The Berlin-based project states that the controversial regulation prohibiting anonymous transactions could derail the growth of IoT technologies in the region. For instance, drivers would not be able to pay for parking with their unhosted wallets.
As reported by U.Today, the provisions that require companies to verify the identities of those who transfer funds between noncustodial cryptocurrency wallets were greenlit by the European Parliament in late March despite major pushback from the cryptocurrency community.
Pascal Gauthier, chief executive officer of French cryptocurrency hardware wallet provider Ledger, claims that the new rules are “an invasion of people’s personal freedoms.”
Other major European companies are also stepping up their lobbying efforts, hoping to soften the language of the draconian provisions that critics say would deliver a blow to privacy in the EU. Moreover, smaller cryptocurrency companies will likely struggle to follow such disclosure requirements due to high costs, which will force them out of the market.

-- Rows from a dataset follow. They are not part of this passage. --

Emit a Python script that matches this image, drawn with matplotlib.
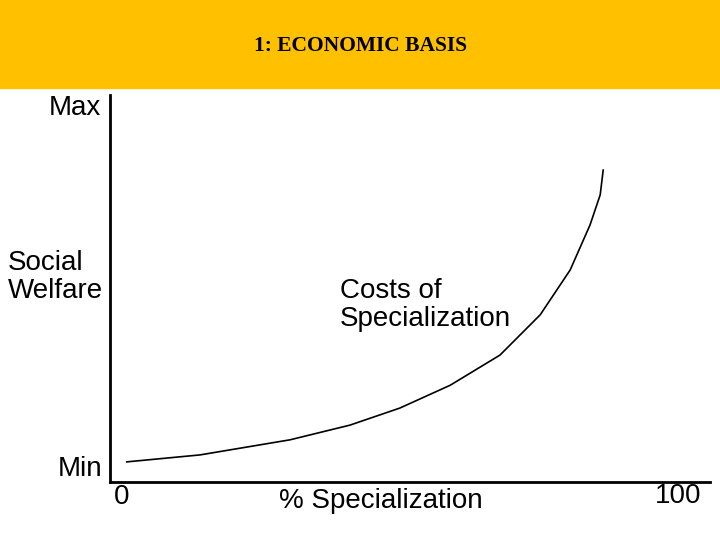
import matplotlib
matplotlib.use("Agg")
import matplotlib.pyplot as plt
from matplotlib.patches import Rectangle

specialization = [2.8, 15, 30, 40, 48.3, 56.7, 65, 71.7, 76.7, 80, 81.7, 82.2]
welfare = [5.2, 7, 10.9, 14.7, 19.1, 25, 32.8, 43.2, 54.8, 66.4, 74.2, 80.6]

W, H = 720, 540
fig = plt.figure(figsize=(7.2, 5.4), dpi=100)
fig.patch.set_facecolor("white")
fig.add_artist(Rectangle((0, 1 - 88 / H), 1, 88 / H, transform=fig.transFigure, color="#FFC000", zorder=0))
fig.text(360 / W, 1 - 46 / H, "1: ECONOMIC BASIS", ha="center", va="center",
         family="Liberation Serif", fontweight="bold", fontsize=15.5)

ax = fig.add_axes([110 / W, 1 - 482 / H, 600 / W, 387 / H])
ax.plot(specialization, welfare, color="black", lw=1.2)
ax.set_xlim(0, 100)
ax.set_ylim(0, 100)
ax.set_xticks([]); ax.set_yticks([])
for s in ("top", "right"):
    ax.spines[s].set_visible(False)
for s in ("left", "bottom"):
    ax.spines[s].set_linewidth(2)

fs = 20
kw = dict(family="Liberation Sans", fontsize=fs, color="black")
fig.text(75 / W, 1 - 108 / H, "Max", ha="center", va="center", **kw)
fig.text(8 / W, 1 - 277 / H, "Social\nWelfare", ha="left", va="center", linespacing=1.05, **kw)
fig.text(80 / W, 1 - 469 / H, "Min", ha="center", va="center", **kw)
fig.text(122 / W, 1 - 497 / H, "0", ha="center", va="center", **kw)
fig.text(381 / W, 1 - 501 / H, "% Specialization", ha="center", va="center", **kw)
fig.text(678 / W, 1 - 496 / H, "100", ha="center", va="center", **kw)
fig.text(340 / W, 1 - 305 / H, "Costs of\nSpecialization", ha="left", va="center", linespacing=1.05, **kw)

fig.savefig("out.png", dpi=100)
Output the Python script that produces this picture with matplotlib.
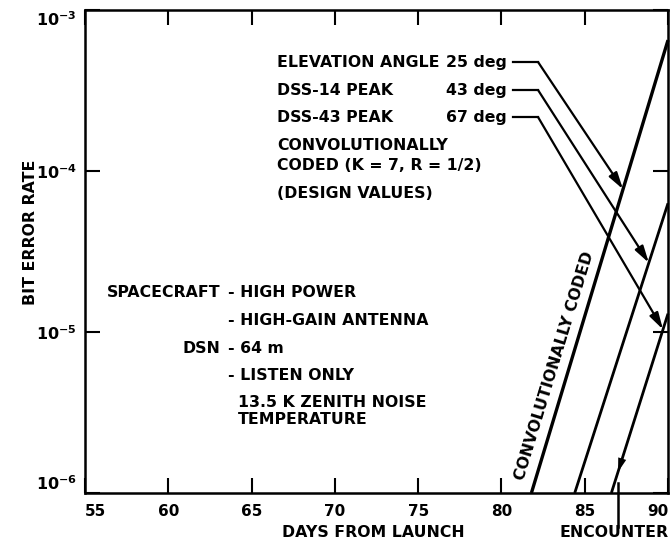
import numpy as np
import matplotlib.pyplot as plt

# curve data (days from launch, bit error rate)
conv_days = [81.8, 90.0]
conv_ber = [1.0e-6, 6.5e-4]
dss14_days = [84.4, 90.0]
dss14_ber = [1.0e-6, 6.3e-5]
dss43_days = [86.6, 90.0]
dss43_ber = [1.0e-6, 1.3e-5]

# where the leader arrows hit each curve
tip_days = [87.3, 88.85, 89.7]
knee_ber = [4.75e-4, 3.18e-4, 2.16e-4]
leader_start = 80.7
leader_knee = 82.2

encounter_day = 87.0

x_ticks = [55, 60, 65, 70, 75, 80, 85, 90]
y_ticks = [1e-6, 1e-5, 1e-4, 1e-3]
y_labels = ['$10^{-6}$', '$10^{-5}$', '$10^{-4}$', '$10^{-3}$']

plt.rcParams['font.family'] = ['DejaVu Sans']
plt.rcParams['font.weight'] = 'bold'
plt.rcParams['mathtext.default'] = 'bf'
fig = plt.figure(figsize=(6.7, 5.45), dpi=100)
ax = fig.add_axes([85/670, 52/545, 583/670, 483/545])

fs = 11.3
ax.set_yscale('log')
ax.set_xlim(55, 90)
ax.set_ylim(1e-6, 1e-3)

curves = [(conv_days, conv_ber, 2.4), (dss14_days, dss14_ber, 2.0), (dss43_days, dss43_ber, 2.0)]
for d, b, lw in curves:
    ax.plot(d, b, color='black', lw=lw, solid_capstyle='butt', clip_on=False)

# leader lines with arrows
for i, (d, b, _) in enumerate(curves):
    td = tip_days[i]
    tb = 10 ** np.interp(td, d, np.log10(b))
    ax.plot([leader_start, leader_knee], [knee_ber[i], knee_ber[i]], color='black', lw=1.6)
    ax.annotate('', xy=(td, tb), xytext=(leader_knee, knee_ber[i]),
                arrowprops=dict(arrowstyle='-|>,head_length=1.0,head_width=0.28',
                                color='black', lw=1.6, shrinkA=0, shrinkB=0))

# small arrowhead on the 67 deg curve at encounter
d, b = dss43_days, dss43_ber
a_hi = 10 ** np.interp(encounter_day + 0.35, d, np.log10(b))
a_lo = 10 ** np.interp(encounter_day, d, np.log10(b))
ax.annotate('', xy=(encounter_day, a_lo), xytext=(encounter_day + 0.35, a_hi),
            arrowprops=dict(arrowstyle='-|>,head_length=1.0,head_width=0.3',
                            color='black', lw=0, shrinkA=0, shrinkB=0))

ax.set_xticks(x_ticks)
ax.set_xticklabels([str(v) for v in x_ticks], fontsize=11)
ax.set_yticks(y_ticks)
ax.set_yticklabels(y_labels, fontsize=11.5)
ax.minorticks_off()
ax.tick_params(direction='in', length=11, width=1.5, top=True, right=True, pad=8)
ax.tick_params(axis='y', pad=6)
lbls = ax.get_xticklabels()
lbls[0].set_ha('left')
lbls[-1].set_ha('right')
ylb = ax.get_yticklabels()
ylb[0].set_va('bottom')
ylb[-1].set_va('top')
for s in ax.spines.values():
    s.set_linewidth(1.8)

# encounter marker below the axis
ax.plot([encounter_day, encounter_day], [0.02, -0.07], color='black', lw=1.8,
        transform=ax.get_xaxis_transform(), clip_on=False)
ax.text(86.75, -0.081, 'ENCOUNTER', transform=ax.get_xaxis_transform(),
        ha='center', va='center', fontsize=fs)

ax.text(0.494, -0.081, 'DAYS FROM LAUNCH', transform=ax.transAxes,
        ha='center', va='center', fontsize=fs)
ax.text(-0.094, 0.54, 'BIT ERROR RATE', transform=ax.transAxes, rotation=90,
        ha='center', va='center', fontsize=fs)

# legend-like notes, top right
t = ax.transAxes
ax.text(0.329, 0.892, 'ELEVATION ANGLE', transform=t, va='center', fontsize=fs)
ax.text(0.329, 0.834, 'DSS-14 PEAK', transform=t, va='center', fontsize=fs)
ax.text(0.329, 0.778, 'DSS-43 PEAK', transform=t, va='center', fontsize=fs)
for yy, s in zip([0.892, 0.834, 0.778], ['25 deg', '43 deg', '67 deg']):
    ax.text(0.724, yy, s, transform=t, ha='right', va='center', fontsize=fs)
ax.text(0.329, 0.720, 'CONVOLUTIONALLY', transform=t, va='center', fontsize=fs)
ax.text(0.329, 0.679, 'CODED (K = 7, R = 1/2)', transform=t, va='center', fontsize=fs)
ax.text(0.329, 0.621, '(DESIGN VALUES)', transform=t, va='center', fontsize=fs)

# link conditions, left
ax.text(0.2316, 0.416, 'SPACECRAFT', transform=t, ha='right', va='center', fontsize=fs)
ax.text(0.245, 0.416, '- HIGH POWER', transform=t, va='center', fontsize=fs)
ax.text(0.245, 0.358, '- HIGH-GAIN ANTENNA', transform=t, va='center', fontsize=fs)
ax.text(0.2316, 0.300, 'DSN', transform=t, ha='right', va='center', fontsize=fs)
ax.text(0.245, 0.300, '- 64 m', transform=t, va='center', fontsize=fs)
ax.text(0.245, 0.244, '- LISTEN ONLY', transform=t, va='center', fontsize=fs)
ax.text(0.262, 0.188, '13.5 K ZENITH NOISE', transform=t, va='center', fontsize=fs)
ax.text(0.262, 0.153, 'TEMPERATURE', transform=t, va='center', fontsize=fs)

ax.text(83.2, 6.2e-6, 'CONVOLUTIONALLY CODED', rotation=73, ha='center', va='center',
        fontsize=fs, rotation_mode='anchor')

fig.savefig('out.png', dpi=100)
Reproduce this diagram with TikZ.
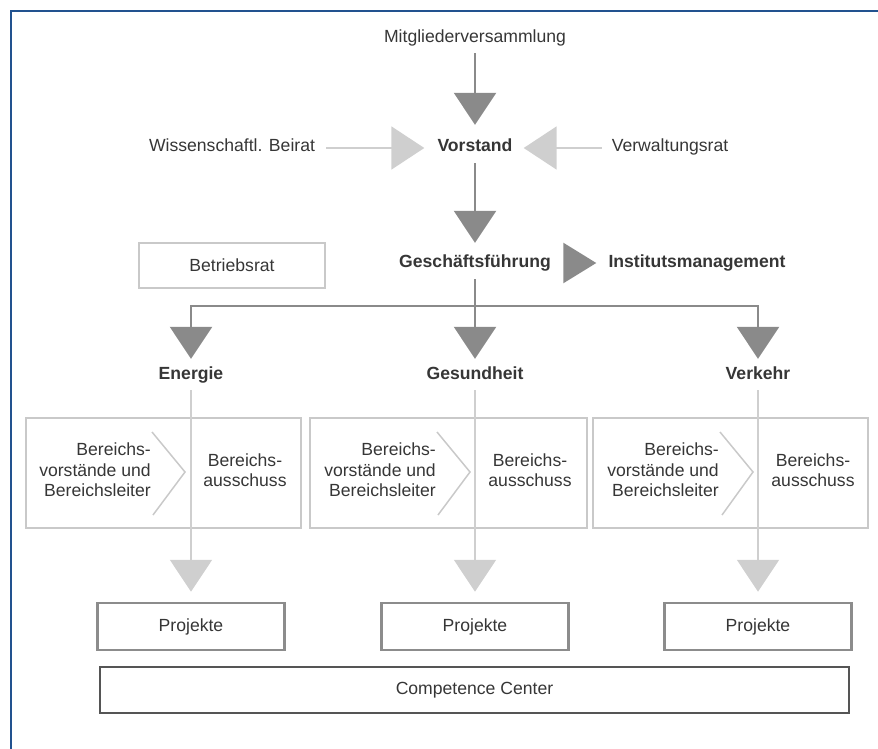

The amendments in question are currently being debated by other European institutions (namely, the Council and Commission). They are supposed to be finalized by June before becoming law.
Members of the European Parliament have not been swayed by the outcry. They claim that cryptocurrency companies have to follow the same standards as other financial firms.
Yet, industry leaders are pinning their hopes on the Council and Commission leaving unhosted cryptocurrency wallets unscathed after the so-called trilogue talks.